Ruggieri would like her legacy to be the hope that Cranston Public Schools keeps moving forward and that she had a part in helping it get to a point where it could do just that.
Dan Wall is running for what will (hopefully) be his third term.
“I believed that I could bring a unique perspective to our school committee, as an active and involved parent and as an experienced practicing educator,” he said.
While running unopposed, Wall is still proud to be reelected.
“I believe this means that have support of the people I represent,” he said.
He echoed other members as to his disappointments.
“More of a frustration actually, the annual scrabble to get the budget properly funded,” he said.
While he is not presuming that he will have a legacy, he would like to be remembered as a public servant who was open and available to his constituents and who represented them honestly and diligently.

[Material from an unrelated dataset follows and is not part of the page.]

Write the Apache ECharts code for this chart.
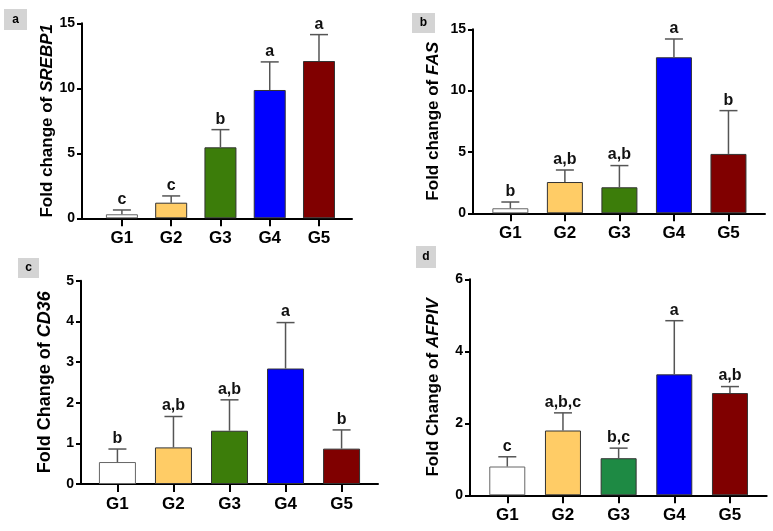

Michael Traficante said he is running.
"I came from education, I was a math teacher for 10 years, then an administrator and a coach. I took a detour when I was in politics, but my heart has always been in education, it should be a priority for every city," he said.
Traficante feels his greatest achievement has been bringing back the middle school concept by moving grade six out of elementary schools.
"They belong in middle schools, it is a better educational process. I am also glad we reinstated music and middle school sports," he said.
His biggest disappointment has been the lack of reinstating some sort of the EPIC program.
"Those kids could really utilize the program, they could excel. We need to do better by our students," he said.
Traficante also stressed the importance of focusing on the infrastructure of the school buildings.
"We have to start looking at our buildings, especially those on the Eastern side of the city. They are close to 100 years old. We need to construct two new up-to-date state-of-the art elementary schools," he said.
As for what he hopes his legacy is, he wants to be remembered for his service.
"I love my community, being able to give back, it’s my city and I love it," he said.